Americans are living longer. That has significant
implications for employees and plan sponsors.
The U.S. Census Bureau estimates that by 2050, more than 600,000
Americans will be age 100 or older. That is up from approximately 2,300 in
1950. According to a study by the Society of Actuaries, there is a 31% chance
that, for a 65-year-old couple, at least one spouse will live past age 95. In
other words, it would be reasonable for employees (and particularly married
couples) who retire at age 65 to plan for at least 30 years of retirement
However, it may be unreasonable to retire at 65—at least for
most employees—because it is very expensive to fund a 30-year prepaid
retirement. It may be possible for natural-born savers, but for most people,
the required savings rate would cut back significantly on their standard of
living while they work. What does all this mean?

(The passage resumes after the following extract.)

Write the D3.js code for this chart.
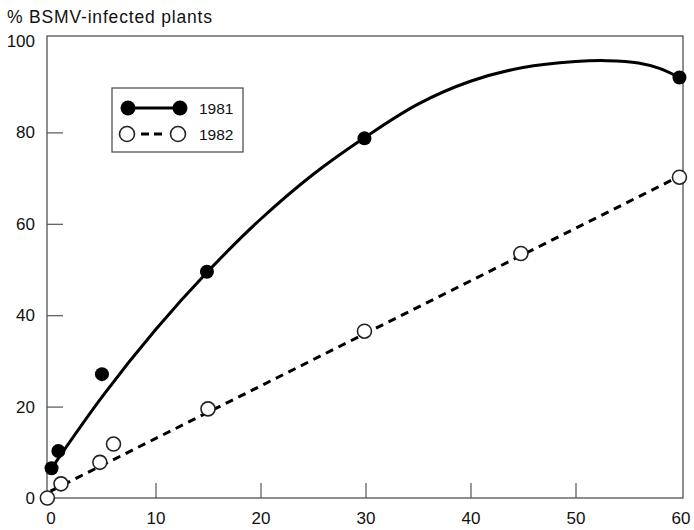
<!DOCTYPE html>
<html><head><meta charset="utf-8">
<script src="https://cdn.jsdelivr.net/npm/d3@7"></script>
<style>body{margin:0;background:#fff}svg{display:block}text{font-family:"Liberation Sans",Arial,sans-serif;fill:#111}</style>
</head><body><svg id="c" width="694" height="530"></svg>
<script>
// data
const xTicks = [0,10,20,30,40,50,60];
const yTicks = [0,20,40,60,80,100];
const pts1981 = [[0.1,6.5],[0.75,10.3],[4.9,27.1],[14.9,49.5],[29.9,78.7],[59.9,92]];
const pts1982 = [[-0.3,0],[1.0,3.1],[4.7,7.8],[6.0,11.8],[15.0,19.5],[29.9,36.5],[44.8,53.5],[59.9,70.2]];
const curve1981 = [[0.1,6.5],[5,22.4],[10,36.8],[15,49.6],[20,61],[25,70.8],[30,79],[35,86.2],[40,91.2],[45,94.2],[50,95.5],[53,95.7],[56,95.2],[58,94],[59.9,92]];
const fit1982 = [[0,1.5],[59.9,70.4]];
const legendLabels = ["1981","1982"];

const svg = d3.select("#c");
const x = d3.scaleLinear().domain([0,60]).range([50.5,680.5]);
const y = d3.scaleLinear().domain([0,100]).range([498,41]);

// frame
svg.append("rect").attr("x",47).attr("y",36).attr("width",636).attr("height",462)
  .attr("fill","none").attr("stroke","#444").attr("stroke-width",1.2);

// axes
const gx = svg.append("g").attr("transform","translate(0,498)")
  .call(d3.axisBottom(x).tickValues(xTicks).tickSize(-15).tickPadding(14));
const gy = svg.append("g").attr("transform","translate(47,0)")
  .call(d3.axisLeft(y).tickValues(yTicks).tickSize(-16).tickPadding(12));
[gx,gy].forEach(g=>{
  g.select(".domain").remove();
  g.selectAll(".tick line").attr("stroke","#555").attr("stroke-width",1.2);
  g.selectAll(".tick text").attr("font-size",17).attr("fill","#111")
   .attr("font-family","'Liberation Sans',Arial,sans-serif");
});
gy.selectAll(".tick").filter(d=>d===0||d===100).select("line").remove();
gx.selectAll(".tick").filter(d=>d===0||d===60).select("line").remove();

// title
svg.append("text").attr("x",7).attr("y",23).attr("font-size",17.5)
  .attr("textLength",205).attr("lengthAdjust","spacing").text("% BSMV-infected plants");

// lines
const line = d3.line().x(d=>x(d[0])).y(d=>y(d[1]));
svg.append("path").datum(fit1982).attr("d",line).attr("fill","none")
  .attr("stroke","#000").attr("stroke-width",3).attr("stroke-dasharray","8,6");
svg.append("path").datum(curve1981).attr("d",line.curve(d3.curveCatmullRom.alpha(0.5))).attr("fill","none")
  .attr("stroke","#000").attr("stroke-width",3);

// points
svg.append("g").selectAll("circle").data(pts1982).join("circle")
  .attr("cx",d=>x(d[0])).attr("cy",d=>y(d[1])).attr("r",7)
  .attr("fill","#fff").attr("stroke","#222").attr("stroke-width",1.6);
svg.append("g").selectAll("circle").data(pts1981).join("circle")
  .attr("cx",d=>x(d[0])).attr("cy",d=>y(d[1])).attr("r",7).attr("fill","#000");

// legend
const lg = svg.append("g");
lg.append("rect").attr("x",112).attr("y",88).attr("width",131).attr("height",64)
  .attr("fill","#fff").attr("stroke","#444").attr("stroke-width",1.2);
lg.append("line").attr("x1",128).attr("x2",180).attr("y1",108).attr("y2",108).attr("stroke","#000").attr("stroke-width",3);
lg.append("line").attr("x1",127).attr("x2",178).attr("y1",134).attr("y2",134).attr("stroke","#000").attr("stroke-width",3).attr("stroke-dasharray","0,14,8,5,8,20");
[128,180].forEach(cx=>lg.append("circle").attr("cx",cx).attr("cy",108).attr("r",7.5).attr("fill","#000"));
[127,178].forEach(cx=>lg.append("circle").attr("cx",cx).attr("cy",134).attr("r",7.5).attr("fill","#fff").attr("stroke","#222").attr("stroke-width",1.6));
legendLabels.forEach((t,i)=>lg.append("text").attr("x",199).attr("y",114+i*26).attr("font-size",15.5).text(t));
</script></body></html>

I believe it means that 70 or
72 is the new 65.
If I am correct, that presents a number of issues for
employers. For example, if an employer wants to encourage employees to retire
early, which could now mean at 65 or 67, it may need to participate more
actively in the retirement process. That includes, for instance, making larger
401(k) contributions; automatically enrolling and increasing deferral rates;
providing retirement planning services to employees age 50 and older; and
offering income projections and information about retirement needs to all
employees. In other words, if an employer wants to promote retirement at or
around age 65, it needs to accept more responsibility to ensure favorable
retirement outcomes for its employees.
But what if an employer is comfortable with the idea of an
aging work force? Even then, changes are needed. For one thing, employers may
want to educate their employees about the integration of the company’s health
benefits with Medicare … which election should an employee make at age 65? Part
A? Part B? Part D? Those are complex issues—and better decisions will be made
if employers provide consulting and educational services.